=== What this task involves ===
Exclude the pictures, then repeat the remaining data exactly.

=== Material provided ===

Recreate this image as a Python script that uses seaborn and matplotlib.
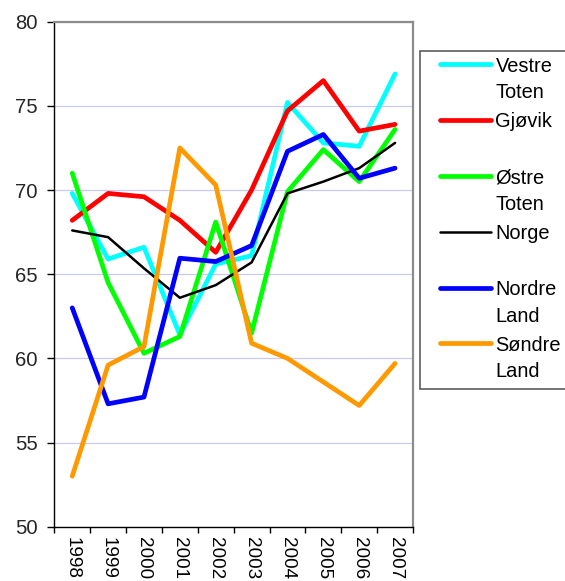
import matplotlib
matplotlib.use("Agg")
import matplotlib.pyplot as plt
import seaborn as sns
import pandas as pd
from matplotlib.lines import Line2D
from matplotlib.patches import Rectangle

years = ["1998", "1999", "2000", "2001", "2002", "2003", "2004", "2005", "2006", "2007"]

vestre_toten = [69.8, 65.9, 66.6, 61.4, 65.6, 66.1, 75.2, 72.8, 72.6, 76.9]
gjovik = [68.2, 69.8, 69.6, 68.2, 66.3, 70.0, 74.7, 76.5, 73.5, 73.9]
ostre_toten = [71.0, 64.5, 60.3, 61.3, 68.1, 61.5, 69.9, 72.4, 70.5, 73.6]
norge = [67.6, 67.2, 65.35, 63.6, 64.35, 65.7, 69.8, 70.5, 71.3, 72.8]
nordre_land = [63.0, 57.3, 57.7, 65.95, 65.75, 66.7, 72.3, 73.3, 70.7, 71.3]
sondre_land = [53.0, 59.6, 60.7, 72.5, 70.3, 60.9, 60.0, 58.6, 57.2, 59.7]

series_names = ["Vestre Toten", "Gjøvik", "Østre Toten", "Norge", "Nordre Land", "Søndre Land"]
series_values = [vestre_toten, gjovik, ostre_toten, norge, nordre_land, sondre_land]
series_colors = ["#00ffff", "#ff0000", "#00ff00", "#000000", "#0000ff", "#ff9900"]
series_widths = [3.4, 3.4, 3.4, 1.8, 3.4, 3.4]

rows = []
for name, vals in zip(series_names, series_values):
    for i, (yr, v) in enumerate(zip(years, vals)):
        rows.append({"series": name, "pos": i, "year": yr, "value": v})
df = pd.DataFrame(rows)

sns.set_theme(style="white")
plt.rcParams["font.family"] = ["Liberation Sans", "DejaVu Sans"]

W, H = 565, 581
fig = plt.figure(figsize=(W / 100, H / 100), dpi=100)
fig.patch.set_facecolor("white")

x0, x1, ytop, ybot = 54.3, 413.0, 21.7, 526.7
ax = fig.add_axes([x0 / W, 1 - ybot / H, (x1 - x0) / W, (ybot - ytop) / H])
ax.set_facecolor("white")

for name, color, lw in zip(series_names, series_colors, series_widths):
    sns.lineplot(data=df[df["series"] == name], x="pos", y="value", color=color,
                 linewidth=lw, ax=ax, legend=False, solid_capstyle="round",
                 solid_joinstyle="round", zorder=3)

ax.set_xlim(-0.5, len(years) - 0.5)
ax.set_ylim(50, 80)
ax.set_yticks(range(50, 81, 5))
ax.yaxis.grid(True, color="#c8c8f4", linewidth=0.9)
ax.set_axisbelow(True)
ax.set_xlabel("")
ax.set_ylabel("")

ax.set_xticks(range(len(years)))
ax.set_xticklabels(years, rotation=270, ha="center", va="top")
ax.set_xticks([i - 0.5 for i in range(len(years) + 1)], minor=True)
ax.tick_params(axis="x", which="major", length=0, pad=7.5, labelsize=13.6, colors="black")
ax.tick_params(axis="x", which="minor", length=4.5, width=1.0, color="black", bottom=True)
ax.tick_params(axis="y", which="major", length=5, width=1.0, color="black",
               pad=7, labelsize=14.6, left=True)

for side in ("left", "bottom"):
    ax.spines[side].set_color("black")
    ax.spines[side].set_linewidth(1.0)
for side in ("top", "right"):
    ax.spines[side].set_color("#8c8c8c")
    ax.spines[side].set_linewidth(1.6)
    ax.spines[side].set_visible(True)


def fx(px):
    return px / W


def fy(py):
    return 1 - py / H


# legend box
lx0, ly0, lx1, ly1 = 420.0, 51.0, 566.0, 389.0
fig.add_artist(Rectangle((fx(lx0), fy(ly1)), fx(lx1) - fx(lx0), fy(ly0) - fy(ly1),
                         transform=fig.transFigure, facecolor="white",
                         edgecolor="#505050", linewidth=1.1, zorder=5))

first_y = 64.3
step = 55.8
line_gap = 26.7
for k, (name, color, lw) in enumerate(zip(series_names, series_colors, series_widths)):
    yc = first_y + k * step
    fig.add_artist(Line2D([fx(440), fx(491)], [fy(yc), fy(yc)], transform=fig.transFigure,
                          color=color, linewidth=lw, solid_capstyle="round", zorder=6))
    for j, part in enumerate(name.split(" ")):
        fig.text(fx(495.5), fy(yc + 7.3 + j * line_gap), part, fontsize=14.4,
                 color="black", ha="left", va="baseline", zorder=7)

fig.savefig("out.png", dpi=100, facecolor="white")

=== Answer for the task ===
Recreate this image as a Python script that uses seaborn and matplotlib.
import matplotlib
matplotlib.use("Agg")
import matplotlib.pyplot as plt
import seaborn as sns
import pandas as pd
from matplotlib.lines import Line2D
from matplotlib.patches import Rectangle

years = ["1998", "1999", "2000", "2001", "2002", "2003", "2004", "2005", "2006", "2007"]

vestre_toten = [69.8, 65.9, 66.6, 61.4, 65.6, 66.1, 75.2, 72.8, 72.6, 76.9]
gjovik = [68.2, 69.8, 69.6, 68.2, 66.3, 70.0, 74.7, 76.5, 73.5, 73.9]
ostre_toten = [71.0, 64.5, 60.3, 61.3, 68.1, 61.5, 69.9, 72.4, 70.5, 73.6]
norge = [67.6, 67.2, 65.35, 63.6, 64.35, 65.7, 69.8, 70.5, 71.3, 72.8]
nordre_land = [63.0, 57.3, 57.7, 65.95, 65.75, 66.7, 72.3, 73.3, 70.7, 71.3]
sondre_land = [53.0, 59.6, 60.7, 72.5, 70.3, 60.9, 60.0, 58.6, 57.2, 59.7]

series_names = ["Vestre Toten", "Gjøvik", "Østre Toten", "Norge", "Nordre Land", "Søndre Land"]
series_values = [vestre_toten, gjovik, ostre_toten, norge, nordre_land, sondre_land]
series_colors = ["#00ffff", "#ff0000", "#00ff00", "#000000", "#0000ff", "#ff9900"]
series_widths = [3.4, 3.4, 3.4, 1.8, 3.4, 3.4]

rows = []
for name, vals in zip(series_names, series_values):
    for i, (yr, v) in enumerate(zip(years, vals)):
        rows.append({"series": name, "pos": i, "year": yr, "value": v})
df = pd.DataFrame(rows)

sns.set_theme(style="white")
plt.rcParams["font.family"] = ["Liberation Sans", "DejaVu Sans"]

W, H = 565, 581
fig = plt.figure(figsize=(W / 100, H / 100), dpi=100)
fig.patch.set_facecolor("white")

x0, x1, ytop, ybot = 54.3, 413.0, 21.7, 526.7
ax = fig.add_axes([x0 / W, 1 - ybot / H, (x1 - x0) / W, (ybot - ytop) / H])
ax.set_facecolor("white")

for name, color, lw in zip(series_names, series_colors, series_widths):
    sns.lineplot(data=df[df["series"] == name], x="pos", y="value", color=color,
                 linewidth=lw, ax=ax, legend=False, solid_capstyle="round",
                 solid_joinstyle="round", zorder=3)

ax.set_xlim(-0.5, len(years) - 0.5)
ax.set_ylim(50, 80)
ax.set_yticks(range(50, 81, 5))
ax.yaxis.grid(True, color="#c8c8f4", linewidth=0.9)
ax.set_axisbelow(True)
ax.set_xlabel("")
ax.set_ylabel("")

ax.set_xticks(range(len(years)))
ax.set_xticklabels(years, rotation=270, ha="center", va="top")
ax.set_xticks([i - 0.5 for i in range(len(years) + 1)], minor=True)
ax.tick_params(axis="x", which="major", length=0, pad=7.5, labelsize=13.6, colors="black")
ax.tick_params(axis="x", which="minor", length=4.5, width=1.0, color="black", bottom=True)
ax.tick_params(axis="y", which="major", length=5, width=1.0, color="black",
               pad=7, labelsize=14.6, left=True)

for side in ("left", "bottom"):
    ax.spines[side].set_color("black")
    ax.spines[side].set_linewidth(1.0)
for side in ("top", "right"):
    ax.spines[side].set_color("#8c8c8c")
    ax.spines[side].set_linewidth(1.6)
    ax.spines[side].set_visible(True)


def fx(px):
    return px / W


def fy(py):
    return 1 - py / H


# legend box
lx0, ly0, lx1, ly1 = 420.0, 51.0, 566.0, 389.0
fig.add_artist(Rectangle((fx(lx0), fy(ly1)), fx(lx1) - fx(lx0), fy(ly0) - fy(ly1),
                         transform=fig.transFigure, facecolor="white",
                         edgecolor="#505050", linewidth=1.1, zorder=5))

first_y = 64.3
step = 55.8
line_gap = 26.7
for k, (name, color, lw) in enumerate(zip(series_names, series_colors, series_widths)):
    yc = first_y + k * step
    fig.add_artist(Line2D([fx(440), fx(491)], [fy(yc), fy(yc)], transform=fig.transFigure,
                          color=color, linewidth=lw, solid_capstyle="round", zorder=6))
    for j, part in enumerate(name.split(" ")):
        fig.text(fx(495.5), fy(yc + 7.3 + j * line_gap), part, fontsize=14.4,
                 color="black", ha="left", va="baseline", zorder=7)

fig.savefig("out.png", dpi=100, facecolor="white")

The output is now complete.